Verdon won two subsequent Tonys for her roles in New Girl in Town (1957) and Redhead (1959), both of which were directed and choreographed by Fosse. In the former, an unlikely musical adaptation of Eugene O'Neill's bleak waterfront tale Anna Christie, Verdon had as much of an opportunity to act as dance, and she proved capable of the challenge. "The finest thing in New Girl in Town is Miss Verdon's reticent, moving performance as Anna," wrote Brooks Atkinson about her portrayal of the unhappy ex-prostitute who is redeemed by love. "There is nothing hackneyed or superficial about [her] acting. It is an illuminating portrait of a wretched inarticulate creature." Redhead, the story of Essie Whimple, an English spinster transformed into a music-hall performer, also gave Verdon ample opportunity to emote, but it was the Fosse dances, everything from tangos to ragtime, that stole the show. "The amount of physical activity in which this frail-seeming creature indulges is perfectly flabbergasting," wrote Kenneth Tynan in The New Yorker, "spinning, prancing, leaping, curvetting, she is seldom out of sight and never out of breath. Yet beneath the athletic ebullience is something more rarified—an unfailing delicacy of spirit."
After her marriage to Fosse in 1960, Verdon retired from performing, giving birth to their only child Nicole Fosse in 1963. It would be six years before she would return to the stage to play a dancer in Sweet Charity (1966), a show developed especially for her and again both directed and choreographed by her husband. Despite lukewarm reviews, the show ran for 600 performances, although Verdon was forced by fatigue to surrender the lead to Helen Gallagher before the end of the run. In the later film version of the show, Verdon lost out to the younger Shirley MacLaine .
Meanwhile, Verdon's marriage was in trouble, due to Fosse's numerous affairs. In 1971, the couple separated, although they never divorced. Verdon starred in the original production of Fosse's Chicago in 1975, sharing the stage with Chita Rivera and Jerry Orbach in what Clive Barnes called "three superlative, knock-em-inthe aisles performances by three stars who glitter like gold dust all evening." It was, however, Verdon's farewell Broadway performance; Ann Reinking , Fosse's paramour at the time, succeeded her in the role and also restaged Fosse's choreography for a later revival of the show.
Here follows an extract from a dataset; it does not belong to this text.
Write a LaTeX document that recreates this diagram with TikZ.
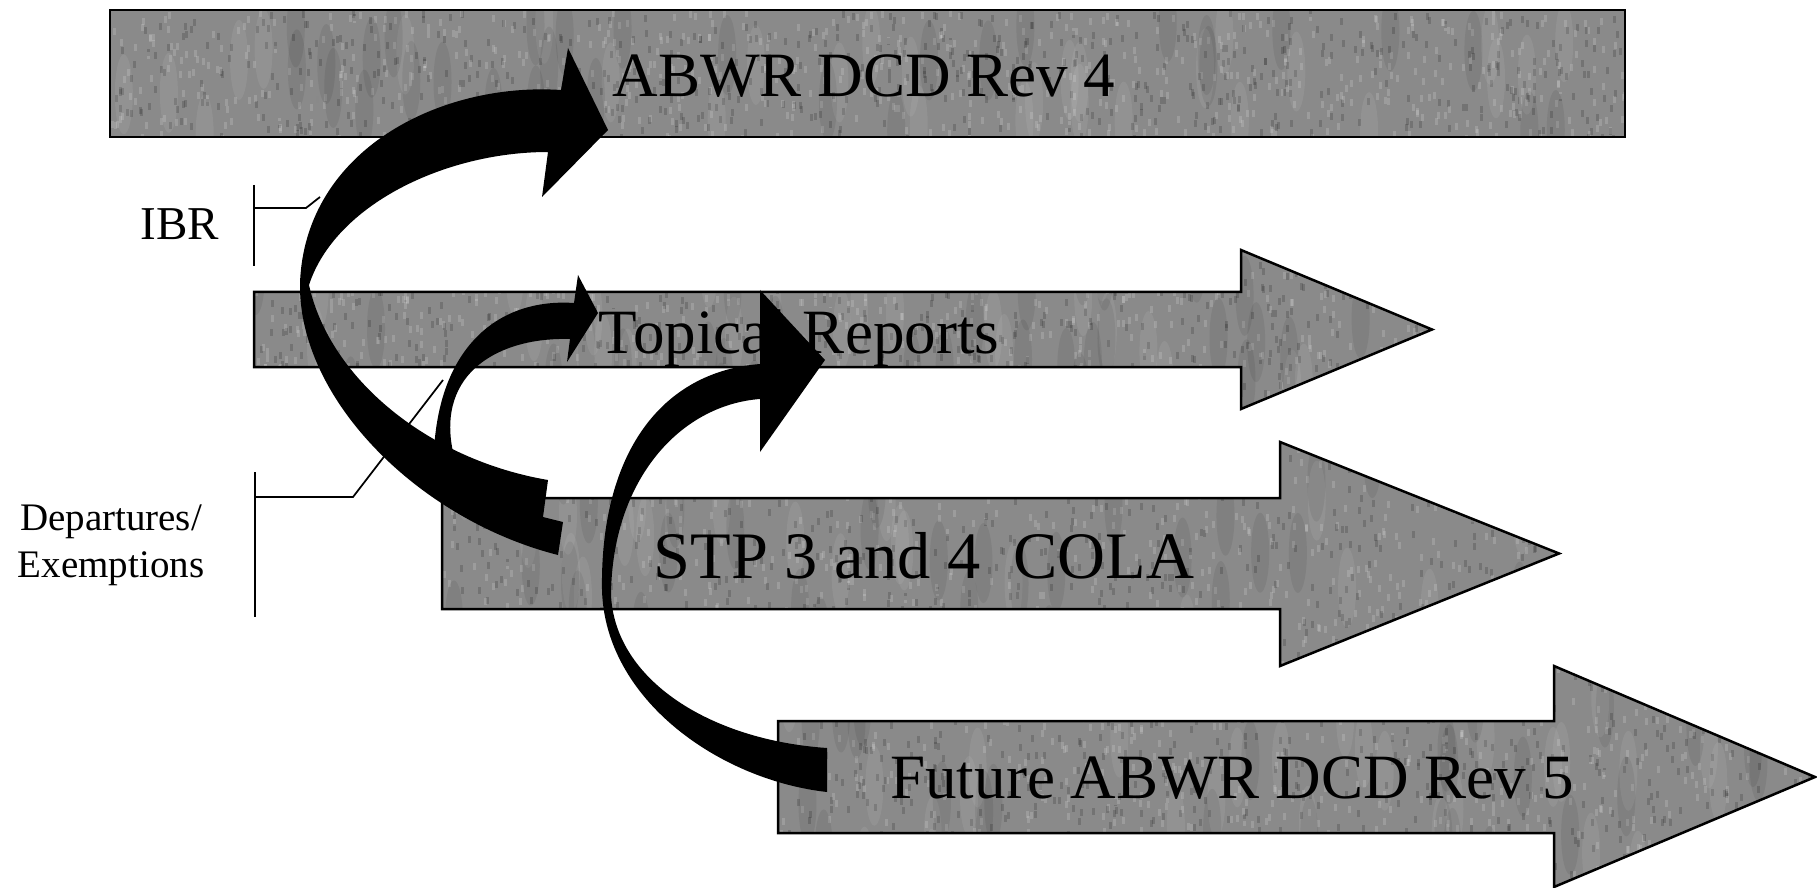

Despite their marital woes and separation, Verdon and Fosse continued their working collaboration. Verdon served as supervisor of his 1978 musical Dancin', and also worked on his 1979 autobiographical film All That Jazz. She was with him in 1987 when he suffered a fatal heart attack on a Washington street shortly after the opening of the revival of Sweet Charity. Following his death, she was instrumental in helping to preserve his remarkable dance legacy, in which she had played such an important part.
Verdon's later work included the made-for-television movie "Legs" (1983) and several films, notably Cocoon (1985), Cocoon: The Return (1988), and Marvin's Room (1996). In August 2000, the dancer moved to Vermont to help her daughter, the mother of three, whose husband had been killed by a drunk driver. Verdon died there in her sleep on October 18, at age 75. That evening, the League of American Theaters and Producers arranged for the lights of Broadway's marquees to be dimmed at eight o'clock in her memory.
sources:
Charles, Nick, Lucia Green, and Lorenzo Benet. "Show Stopper," in People Weekly. November 6, 2000.
Current Biography 1960. NY: H.W. Wilson, 1960.
Katz, Ephraim. The Film Encyclopedia. NY: Harper-Collins, 1994.
"Obituary," in The New York Times. October 19, 2000.